By the way, there was discussion around me taking a dremel to the piston head and the cooling head to smooth them over again but it was decided that the compression would never be close to correct again after that and it may cause damage to other parts of the engine running it that way. I'm gonna keep the damaged parts and when I upgrade the engine down the road I'll try to smooth it over and see how it runs afterward... if at all.
 
That's the craziest damage I've ever seen. Keep the piston, they make a cool key chain. I thing you're right, the compression would never be the same, if it would run at all. Hard to tell how bad the pitting is from the pics but it seems pretty drastic.
 
i couldn't seem to get zoomed in enough to really show how bad the pitting is. if you click on the pics they get bigger and maybe a little easier to see. overall though i'll say this. i'm relatively new to this hobby and as soon as i saw this damage i knew that there was no way i'd run with this engine again unless i replaced the cooling head along with the piston sleeve and piston head. in short... bad, bad, bad...very bad! :whhooo:
 
When you have the engine back in, let us know how it's running, and we'll get it tweaked for you.

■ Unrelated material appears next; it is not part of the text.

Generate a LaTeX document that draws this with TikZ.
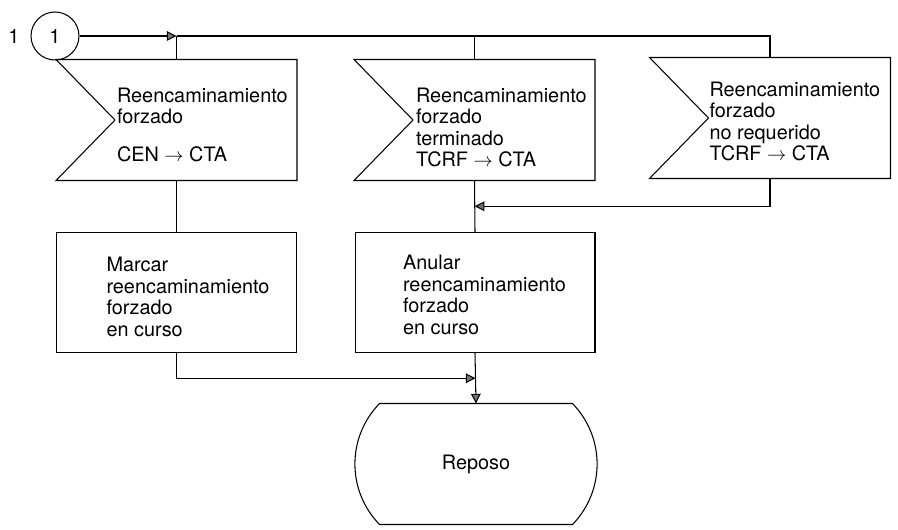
\documentclass[tikz,border=0pt]{standalone}
\usepackage{fontspec}
\setmainfont{TeX Gyre Heros}
\usetikzlibrary{arrows.meta,positioning,calc}

\tikzset{
  sigbox/.style={rectangle, minimum width=4.8cm, minimum height=2.4cm, inner sep=0pt},
  procbox/.style={draw, rectangle, minimum width=4.8cm, minimum height=2.4cm, inner sep=0pt},
  txt/.style={anchor=north west, inner sep=0pt, align=left},
  flow/.style={-{Triangle[length=5.5pt,width=5.5pt,fill=black!55]}},
}

\begin{document}
\begin{tikzpicture}[x=0.02cm, y=-0.02cm, line width=0.6pt,
                    font=\fontsize{11.3}{12.2}\selectfont]
\useasboundingbox (0,0) rectangle (898,530);

% connector
\node[draw, circle, minimum size=0.96cm, inner sep=0pt,
      label={[label distance=0.21cm, inner sep=0pt]left:1}] (c1) at (55,36) {1};

% input signals
\node[sigbox] (s1) at (176.5,120) {};
\node[sigbox] (s2) at (474.5,120) {};
\node[sigbox] (s3) at (770,118) {};
\foreach \n in {s1,s2,s3}
  \draw (\n.north west) -- (\n.north east) -- (\n.south east)
        -- (\n.south west) -- ([xshift=1.18cm]\n.west) -- cycle;

\node[txt] (t1) at ($(s1.north west)+(60.5,28)$)
  {Reencaminamiento\\forzado\\[9pt]CEN $\rightarrow$ CTA};
\node[txt] (t2) at ($(s2.north west)+(61.5,28)$)
  {Reencaminamiento\\forzado\\terminado\\TCRF $\rightarrow$ CTA};
\node[txt] (t3) at ($(s3.north west)+(59.5,24)$)
  {Reencaminamiento\\forzado\\no requerido\\TCRF $\rightarrow$ CTA};

% tasks
\node[procbox] (b1) at (176.5,292.5) {};
\node[procbox] (b2) at (475,292.5) {};
\node[txt] (t4) at ($(b1.north west)+(50,25)$)
  {Marcar\\reencaminamiento\\forzado\\en curso};
\node[txt] (t5) at ($(b2.north west)+(48,23)$)
  {Anular\\reencaminamiento\\forzado\\en curso};

% state
\node[sigbox, minimum width=3.84cm] (r) at (476,464) {Reposo};
\draw (r.north west) -- (r.north east) to[bend left=44] (r.south east)
      -- (r.south west) to[bend left=44] (r.north west);

% flow lines
\coordinate (j1) at (s1.north |- c1.east);
\draw[flow] (c1.east) -- (j1);
\draw (j1) -- (s1.north);
\draw (j1) -| (s3.north);
\draw (s2.north |- j1) -- (s2.north);
\draw (s1.south) -- (b1.north);
\draw (s2.south) -- (b2.north);
\coordinate (m2) at ($(s2.south)!0.5!(b2.north)$);
\draw[flow] (s3.south) |- (m2);
\coordinate (m1) at ($(b2.south)!0.5!(r.north)$);
\draw[flow] (b1.south) |- (m1);
\draw[flow] (b2.south) -- (r.north);
\end{tikzpicture}
\end{document}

Just remember, a new piston and sleeve needs the same break in as a brand new engine.
 
thanks for the heads up on that. i really didn't know that. glad i posted this stuff or else i'd have blown through this new stuff as well. i hope to have it all back together tomorrow and will work through the break in over the weekend as long as the weather is good. i gotta dig out that traxxas dvd to make sure i remember the right procedure...
 
hey guys, update on the rebuild. got the cooling head today, oiled up the sleeve and piston head and put everything back together. i reset the hsn to 5 turns out and the lsn to 1.5 turns out. primed the engine for about 2 seconds and then tried starting it. it fired right up. it sounds really good but idle is an issue again. i think it's too rich. i tset the hsn to 5 turns at the suggestion of my hobby shop guys. I didn't have time to run through any of the break in today but will start tomorrow. it stays running with a little gas but i can tell it's gonna run real sluggish to begin with. i'll lean the hsn a bit so it won't keep stalling with too much fuel and see how it goes. overall, so far so good. i was really happy it fired right up when i got it all back together especially since this is my first time tearing apart and rebuilding a nitro engine...
 
Hey Jim, good to hear you got it back together and it's running! 5 turns on the HSN might be too much, Traxxas sends it out with it set to 4 and even that's usually a bit rich. On the LSN, not sure about the # of turns but the screw should be flush with the surrounding area. Running rich during break in isn't a bad thing, make sure you put the piston at BDC as soon as you shut it off. I didn't in the very beginning and I think I lost some of my pinch due to that.
 
how will i know that i've got it at bottom dead center? at least i think that's what bdc means....
 
Since you have the motor back together, take the glow plug out and use a thin screwdriver...... or anything that will fit down inside the cooling head. (just make sure it's clean...lol). Rotate the flywheel until you feel the piston go down to the bottom, with a new sleeve it might be difficult to turn by hand when the piston is at the top. With it at the bottom of the stroke, take a magic marker, finger nail polish...anything permanent and place a mark on the flywheel (usually it's easiest done from the bottom of the vehicle). Whenever you stop your rig, the first thing you should do is rotate the flywheel until you see the mark. Sometimes you need to use a screwdrive on the flywheel if the compression is too much to move by hand.